▶ [Your instructions]: Without the images, write out the whole listing exactly.

• • • • • • •

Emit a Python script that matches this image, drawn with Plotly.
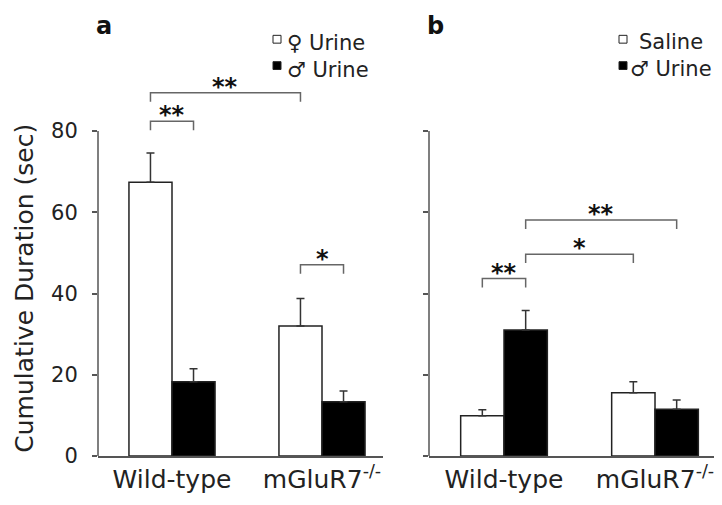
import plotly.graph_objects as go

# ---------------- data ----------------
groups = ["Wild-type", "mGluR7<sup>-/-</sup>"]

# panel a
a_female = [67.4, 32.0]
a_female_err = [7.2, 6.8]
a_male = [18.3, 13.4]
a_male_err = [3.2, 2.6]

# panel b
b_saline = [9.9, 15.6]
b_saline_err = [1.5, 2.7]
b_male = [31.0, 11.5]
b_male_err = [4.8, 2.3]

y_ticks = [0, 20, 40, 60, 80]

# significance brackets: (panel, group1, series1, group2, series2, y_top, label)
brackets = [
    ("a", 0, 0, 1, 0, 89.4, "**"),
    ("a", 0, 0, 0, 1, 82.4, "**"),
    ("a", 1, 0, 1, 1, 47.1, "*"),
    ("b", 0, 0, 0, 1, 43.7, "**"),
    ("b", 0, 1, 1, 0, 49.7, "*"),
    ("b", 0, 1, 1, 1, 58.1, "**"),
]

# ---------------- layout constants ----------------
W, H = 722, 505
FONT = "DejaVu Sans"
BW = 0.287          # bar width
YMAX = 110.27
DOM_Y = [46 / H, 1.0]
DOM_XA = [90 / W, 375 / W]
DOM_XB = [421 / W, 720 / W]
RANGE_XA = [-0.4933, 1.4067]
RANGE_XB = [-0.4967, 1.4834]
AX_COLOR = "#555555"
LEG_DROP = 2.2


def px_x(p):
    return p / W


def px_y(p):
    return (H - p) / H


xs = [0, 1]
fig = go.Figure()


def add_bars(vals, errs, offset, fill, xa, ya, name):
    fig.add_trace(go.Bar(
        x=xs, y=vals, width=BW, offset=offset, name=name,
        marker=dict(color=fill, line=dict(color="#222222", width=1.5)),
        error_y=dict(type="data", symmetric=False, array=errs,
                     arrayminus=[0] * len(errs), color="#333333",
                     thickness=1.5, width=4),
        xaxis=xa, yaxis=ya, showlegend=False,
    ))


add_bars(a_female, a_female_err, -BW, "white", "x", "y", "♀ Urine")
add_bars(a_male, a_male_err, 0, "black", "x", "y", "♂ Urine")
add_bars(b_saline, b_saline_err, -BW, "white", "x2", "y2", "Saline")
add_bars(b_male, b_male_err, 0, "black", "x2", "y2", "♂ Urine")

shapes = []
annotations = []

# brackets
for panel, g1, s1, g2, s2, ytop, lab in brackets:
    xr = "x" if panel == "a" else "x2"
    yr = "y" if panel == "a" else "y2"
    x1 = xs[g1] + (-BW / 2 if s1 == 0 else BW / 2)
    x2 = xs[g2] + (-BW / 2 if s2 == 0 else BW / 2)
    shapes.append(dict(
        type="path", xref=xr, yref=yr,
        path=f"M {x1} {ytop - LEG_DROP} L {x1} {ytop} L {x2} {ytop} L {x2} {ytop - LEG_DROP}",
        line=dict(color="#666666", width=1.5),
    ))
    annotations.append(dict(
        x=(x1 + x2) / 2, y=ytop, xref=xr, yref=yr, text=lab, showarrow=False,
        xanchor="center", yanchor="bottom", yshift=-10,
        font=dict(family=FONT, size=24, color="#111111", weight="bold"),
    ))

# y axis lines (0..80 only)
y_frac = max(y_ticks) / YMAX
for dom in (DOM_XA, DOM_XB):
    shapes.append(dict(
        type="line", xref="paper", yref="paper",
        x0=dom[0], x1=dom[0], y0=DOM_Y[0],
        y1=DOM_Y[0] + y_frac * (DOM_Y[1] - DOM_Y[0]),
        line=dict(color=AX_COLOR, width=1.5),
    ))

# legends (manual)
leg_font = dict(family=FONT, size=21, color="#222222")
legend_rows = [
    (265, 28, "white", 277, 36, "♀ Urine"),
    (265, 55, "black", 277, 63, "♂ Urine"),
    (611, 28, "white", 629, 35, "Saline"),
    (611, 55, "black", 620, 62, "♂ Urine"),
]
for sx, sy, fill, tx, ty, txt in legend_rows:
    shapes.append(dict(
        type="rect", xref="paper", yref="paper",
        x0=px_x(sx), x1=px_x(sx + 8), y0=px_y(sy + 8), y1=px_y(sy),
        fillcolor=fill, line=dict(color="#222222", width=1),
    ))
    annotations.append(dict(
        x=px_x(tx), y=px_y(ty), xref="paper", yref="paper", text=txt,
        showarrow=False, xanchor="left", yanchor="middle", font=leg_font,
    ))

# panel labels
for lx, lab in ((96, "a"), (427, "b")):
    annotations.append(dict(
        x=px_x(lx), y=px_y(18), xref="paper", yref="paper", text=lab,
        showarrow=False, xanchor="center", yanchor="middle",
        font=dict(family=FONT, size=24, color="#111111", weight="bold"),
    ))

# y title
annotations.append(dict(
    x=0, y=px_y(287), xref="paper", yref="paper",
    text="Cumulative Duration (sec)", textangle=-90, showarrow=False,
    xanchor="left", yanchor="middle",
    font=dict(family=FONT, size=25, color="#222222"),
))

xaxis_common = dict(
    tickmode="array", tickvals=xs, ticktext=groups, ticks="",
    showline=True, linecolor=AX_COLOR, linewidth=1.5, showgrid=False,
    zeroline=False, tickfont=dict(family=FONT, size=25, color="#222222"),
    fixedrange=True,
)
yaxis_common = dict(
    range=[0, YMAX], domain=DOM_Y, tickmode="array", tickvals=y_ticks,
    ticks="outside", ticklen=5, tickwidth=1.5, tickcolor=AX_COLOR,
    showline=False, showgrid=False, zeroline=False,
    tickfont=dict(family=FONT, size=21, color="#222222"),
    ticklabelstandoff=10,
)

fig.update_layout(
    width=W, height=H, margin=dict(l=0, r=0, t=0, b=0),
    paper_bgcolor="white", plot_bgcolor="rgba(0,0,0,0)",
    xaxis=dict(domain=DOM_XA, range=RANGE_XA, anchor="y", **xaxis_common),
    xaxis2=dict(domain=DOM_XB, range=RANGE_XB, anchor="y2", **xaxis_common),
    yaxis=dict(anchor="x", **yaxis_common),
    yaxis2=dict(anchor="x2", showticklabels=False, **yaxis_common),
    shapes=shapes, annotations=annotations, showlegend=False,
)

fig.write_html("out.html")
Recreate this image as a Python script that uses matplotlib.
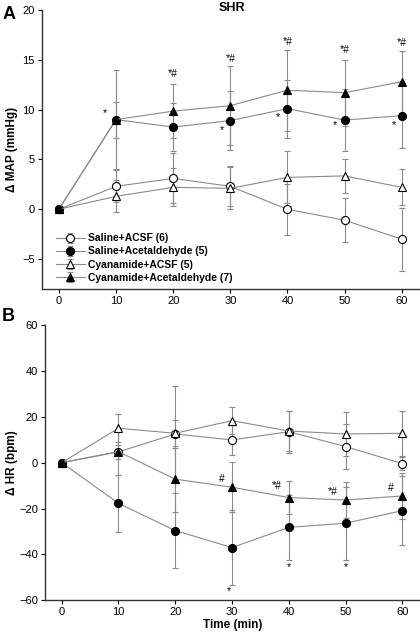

• • • • • • •

▶ [Task output]:
Emit a Python script that matches this image, drawn with Plotly.
import plotly.graph_objects as go

# ---------------- data ----------------
groups = ["Wild-type", "mGluR7<sup>-/-</sup>"]

# panel a
a_female = [67.4, 32.0]
a_female_err = [7.2, 6.8]
a_male = [18.3, 13.4]
a_male_err = [3.2, 2.6]

# panel b
b_saline = [9.9, 15.6]
b_saline_err = [1.5, 2.7]
b_male = [31.0, 11.5]
b_male_err = [4.8, 2.3]

y_ticks = [0, 20, 40, 60, 80]

# significance brackets: (panel, group1, series1, group2, series2, y_top, label)
brackets = [
    ("a", 0, 0, 1, 0, 89.4, "**"),
    ("a", 0, 0, 0, 1, 82.4, "**"),
    ("a", 1, 0, 1, 1, 47.1, "*"),
    ("b", 0, 0, 0, 1, 43.7, "**"),
    ("b", 0, 1, 1, 0, 49.7, "*"),
    ("b", 0, 1, 1, 1, 58.1, "**"),
]

# ---------------- layout constants ----------------
W, H = 722, 505
FONT = "DejaVu Sans"
BW = 0.287          # bar width
YMAX = 110.27
DOM_Y = [46 / H, 1.0]
DOM_XA = [90 / W, 375 / W]
DOM_XB = [421 / W, 720 / W]
RANGE_XA = [-0.4933, 1.4067]
RANGE_XB = [-0.4967, 1.4834]
AX_COLOR = "#555555"
LEG_DROP = 2.2


def px_x(p):
    return p / W


def px_y(p):
    return (H - p) / H


xs = [0, 1]
fig = go.Figure()


def add_bars(vals, errs, offset, fill, xa, ya, name):
    fig.add_trace(go.Bar(
        x=xs, y=vals, width=BW, offset=offset, name=name,
        marker=dict(color=fill, line=dict(color="#222222", width=1.5)),
        error_y=dict(type="data", symmetric=False, array=errs,
                     arrayminus=[0] * len(errs), color="#333333",
                     thickness=1.5, width=4),
        xaxis=xa, yaxis=ya, showlegend=False,
    ))


add_bars(a_female, a_female_err, -BW, "white", "x", "y", "♀ Urine")
add_bars(a_male, a_male_err, 0, "black", "x", "y", "♂ Urine")
add_bars(b_saline, b_saline_err, -BW, "white", "x2", "y2", "Saline")
add_bars(b_male, b_male_err, 0, "black", "x2", "y2", "♂ Urine")

shapes = []
annotations = []

# brackets
for panel, g1, s1, g2, s2, ytop, lab in brackets:
    xr = "x" if panel == "a" else "x2"
    yr = "y" if panel == "a" else "y2"
    x1 = xs[g1] + (-BW / 2 if s1 == 0 else BW / 2)
    x2 = xs[g2] + (-BW / 2 if s2 == 0 else BW / 2)
    shapes.append(dict(
        type="path", xref=xr, yref=yr,
        path=f"M {x1} {ytop - LEG_DROP} L {x1} {ytop} L {x2} {ytop} L {x2} {ytop - LEG_DROP}",
        line=dict(color="#666666", width=1.5),
    ))
    annotations.append(dict(
        x=(x1 + x2) / 2, y=ytop, xref=xr, yref=yr, text=lab, showarrow=False,
        xanchor="center", yanchor="bottom", yshift=-10,
        font=dict(family=FONT, size=24, color="#111111", weight="bold"),
    ))

# y axis lines (0..80 only)
y_frac = max(y_ticks) / YMAX
for dom in (DOM_XA, DOM_XB):
    shapes.append(dict(
        type="line", xref="paper", yref="paper",
        x0=dom[0], x1=dom[0], y0=DOM_Y[0],
        y1=DOM_Y[0] + y_frac * (DOM_Y[1] - DOM_Y[0]),
        line=dict(color=AX_COLOR, width=1.5),
    ))

# legends (manual)
leg_font = dict(family=FONT, size=21, color="#222222")
legend_rows = [
    (265, 28, "white", 277, 36, "♀ Urine"),
    (265, 55, "black", 277, 63, "♂ Urine"),
    (611, 28, "white", 629, 35, "Saline"),
    (611, 55, "black", 620, 62, "♂ Urine"),
]
for sx, sy, fill, tx, ty, txt in legend_rows:
    shapes.append(dict(
        type="rect", xref="paper", yref="paper",
        x0=px_x(sx), x1=px_x(sx + 8), y0=px_y(sy + 8), y1=px_y(sy),
        fillcolor=fill, line=dict(color="#222222", width=1),
    ))
    annotations.append(dict(
        x=px_x(tx), y=px_y(ty), xref="paper", yref="paper", text=txt,
        showarrow=False, xanchor="left", yanchor="middle", font=leg_font,
    ))

# panel labels
for lx, lab in ((96, "a"), (427, "b")):
    annotations.append(dict(
        x=px_x(lx), y=px_y(18), xref="paper", yref="paper", text=lab,
        showarrow=False, xanchor="center", yanchor="middle",
        font=dict(family=FONT, size=24, color="#111111", weight="bold"),
    ))

# y title
annotations.append(dict(
    x=0, y=px_y(287), xref="paper", yref="paper",
    text="Cumulative Duration (sec)", textangle=-90, showarrow=False,
    xanchor="left", yanchor="middle",
    font=dict(family=FONT, size=25, color="#222222"),
))

xaxis_common = dict(
    tickmode="array", tickvals=xs, ticktext=groups, ticks="",
    showline=True, linecolor=AX_COLOR, linewidth=1.5, showgrid=False,
    zeroline=False, tickfont=dict(family=FONT, size=25, color="#222222"),
    fixedrange=True,
)
yaxis_common = dict(
    range=[0, YMAX], domain=DOM_Y, tickmode="array", tickvals=y_ticks,
    ticks="outside", ticklen=5, tickwidth=1.5, tickcolor=AX_COLOR,
    showline=False, showgrid=False, zeroline=False,
    tickfont=dict(family=FONT, size=21, color="#222222"),
    ticklabelstandoff=10,
)

fig.update_layout(
    width=W, height=H, margin=dict(l=0, r=0, t=0, b=0),
    paper_bgcolor="white", plot_bgcolor="rgba(0,0,0,0)",
    xaxis=dict(domain=DOM_XA, range=RANGE_XA, anchor="y", **xaxis_common),
    xaxis2=dict(domain=DOM_XB, range=RANGE_XB, anchor="y2", **xaxis_common),
    yaxis=dict(anchor="x", **yaxis_common),
    yaxis2=dict(anchor="x2", showticklabels=False, **yaxis_common),
    shapes=shapes, annotations=annotations, showlegend=False,
)

fig.write_html("out.html")
Recreate this image as a Python script that uses matplotlib.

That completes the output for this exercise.